Strict desirability. Let v be a simple game with assembly N and a and b be two players such that \(v(S \cup \{a\}) \ge v(S \cup \{b\})\) for all \(S \subseteq N {\setminus } \{a,b\}\) and there exists a coalition \(T \subseteq N {\setminus } \{a,b\}\) such that \(v(T \cup \{a\}) > v(T \cup \{b\})\). Then the strict desirability postulate stipulates that \(g_a(v) > g_b(v)\).

However, this postulates is not verified by the Felsenthal index (3), as shown Example 3.1-(b) for which player 1 is strictly more desirable than player 2, but \(F_a(v) > F_b(v)\).

We also want to remark that the Felsenthal index does not satisfy the common internal properties that a P-power index should satisfy, see (Freixas and Gambarelli 1997), which are: efficiency, symmetry, null player property and desirability in its strict version. These properties are verified for several power indices as the Shapley-Shubik, relative Banzhaf, or Johnston among others. The Felsenthal index does not satisfy desirability in its strict version. Moreover, desirability in its strict version together with the null player property implies vanishing only for nulls, which is also not verified for the Felsenthal index. Bertini et. al. (2013) contains some more postulates likely to be studied for the Felsenthal index.

7 Conclusion

This paper was about the Felsenthal index for simple games. We studied some of the questions that were posed in the Felsenthal paper. After extending some properties stated by Felsenthal for weighted games to simple games, we have proved that his index is not the only one that satisfies a list of compelling postulates that Felsenthal and Machover (1998) proposed. We have shown an axiomatic characterization of the index, possibly the first of its kind. We have added the transfer postulate to some other standard postulates and have proven that the index is uniquely characterized. Finally, we have illustrated some other compelling postulates that the Felsenthal index fails to satisfy.

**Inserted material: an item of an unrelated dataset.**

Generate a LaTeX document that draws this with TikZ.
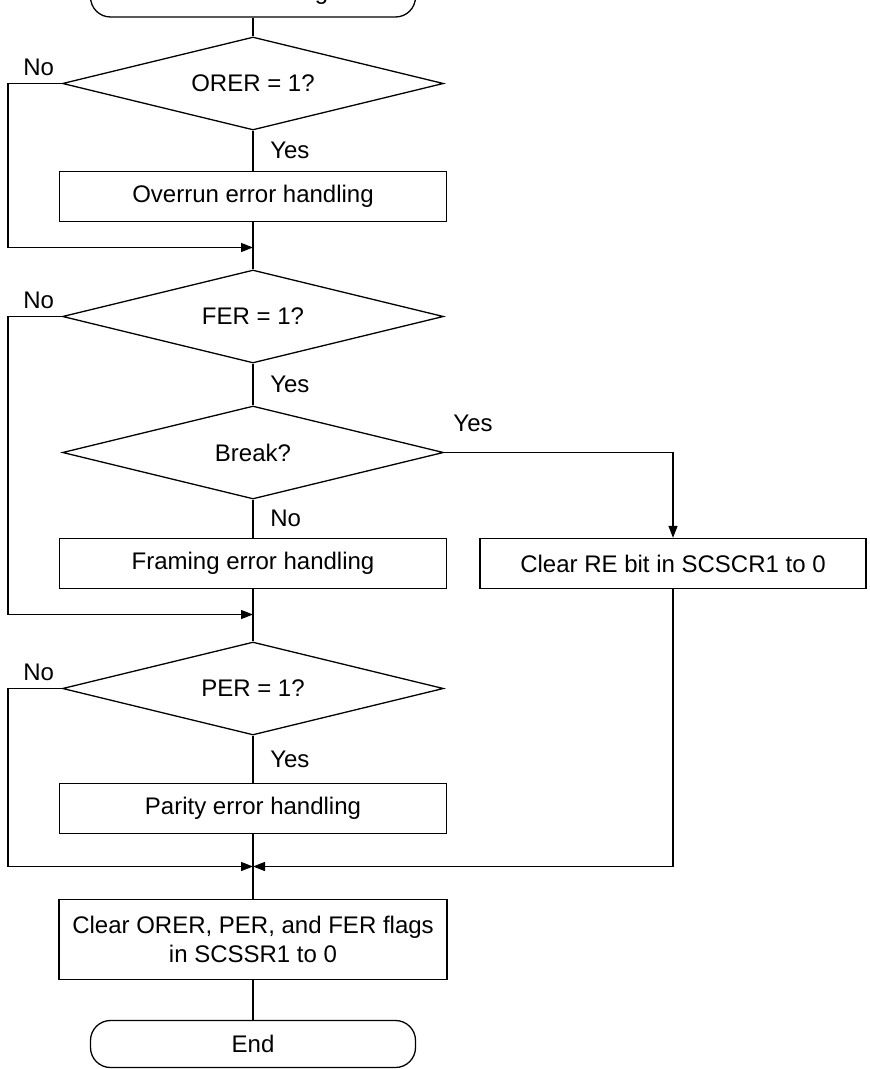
\documentclass[tikz,border=0pt]{standalone}
\usepackage{fontspec}
\setsansfont{Liberation Sans}
\usetikzlibrary{arrows.meta,shapes.geometric,positioning}

\begin{document}
\begin{tikzpicture}[x=0.5pt, y=-0.5pt, font=\sffamily\fontsize{12pt}{14.5pt}\selectfont,
    >={Triangle[length=6pt,width=4.5pt]}, line width=0.65pt, on grid,
    term/.style={draw, rounded corners=10pt, minimum width=162.5pt, minimum height=23.5pt},
    box/.style={draw, minimum width=193.5pt, minimum height=25pt, align=center},
    decision/.style={draw, diamond, aspect=4, inner sep=0pt, minimum width=190.5pt, minimum height=46.5pt},
    lbl/.style={right, xshift=5pt}]
  % Receive error handling flow
  \useasboundingbox (0,0) rectangle (869,1069);
  \clip (0,0) rectangle (869,1069);
  \coordinate (xl) at (8,0);
  \node[term] (start) at (253,-6.5) {Error handling};
  \node[decision, below=45pt of start] (orer) {ORER = 1?};
  \node[box, below=56.5pt of orer] (overrun) {Overrun error handling};
  \coordinate[below=25.5pt of overrun] (m1);
  \node[decision, below=60pt of overrun] (fer) {FER = 1?};
  \node[decision, below=68pt of fer] (brk) {Break?};
  \node[box, below=55.5pt of brk] (framing) {Framing error handling};
  \node[box, minimum width=193pt, right=210pt of framing] (clrre) {Clear RE bit in SCSCR1 to 0};
  \coordinate[below=25.5pt of framing] (m2);
  \node[decision, below=62.5pt of framing] (per) {PER = 1?};
  \node[box, below=60pt of per] (parity) {Parity error handling};
  \coordinate[below=29pt of parity] (m3);
  \node[box, minimum width=194pt, minimum height=40pt, below=65.5pt of parity] (clrflags)
    {Clear ORER, PER, and FER flags\\in SCSSR1 to 0};
  \node[term, below=52.25pt of clrflags] (end) {End};

  \draw (start) -- (orer);
  \draw (orer) -- node[lbl]{Yes} (overrun);
  \draw (overrun) -- (m1) -- (fer);
  \draw[->] (orer.west) -- (orer.west -| xl) node[above right, xshift=4pt]{No} |- (m1);
  \draw (fer) -- node[lbl]{Yes} (brk);
  \draw (brk) -- node[lbl]{No} (framing);
  \draw[->] (brk.east) -- node[pos=0, above right, xshift=1pt, yshift=6.5pt]{Yes} (brk.east -| clrre) -- (clrre);
  \draw (framing) -- (m2) -- (per);
  \draw[->] (fer.west) -- (fer.west -| xl) node[above right, xshift=4pt]{No} |- (m2);
  \draw (per) -- node[lbl]{Yes} (parity);
  \draw (parity) -- (m3) -- (clrflags);
  \draw[->] (per.west) -- (per.west -| xl) node[above right, xshift=4pt]{No} |- (m3);
  \draw[->] (clrre) |- (m3);
  \draw (clrflags) -- (end);
\end{tikzpicture}
\end{document}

It would be nice to extend the index to a value for cooperative games since there are many contexts in which only the coalitions with the least size among those who have a value distinct of zero count to be measured. It would also be interesting to weaken the transfer postulate in theorem 6.1 in order to find a non-obvious incompatibility result. Another challenging problem would be to study whether there is a P-power index that satisfies: efficiency (postulate de facto), desirability in its strict version, symmetry, blocker’s share and added blocker. As far as we know, there is not any recognized power index that satisfies all of them. If someone is able to prove that a power index satisfying all of them does not exist, then it would be interesting to study the independence of the axioms.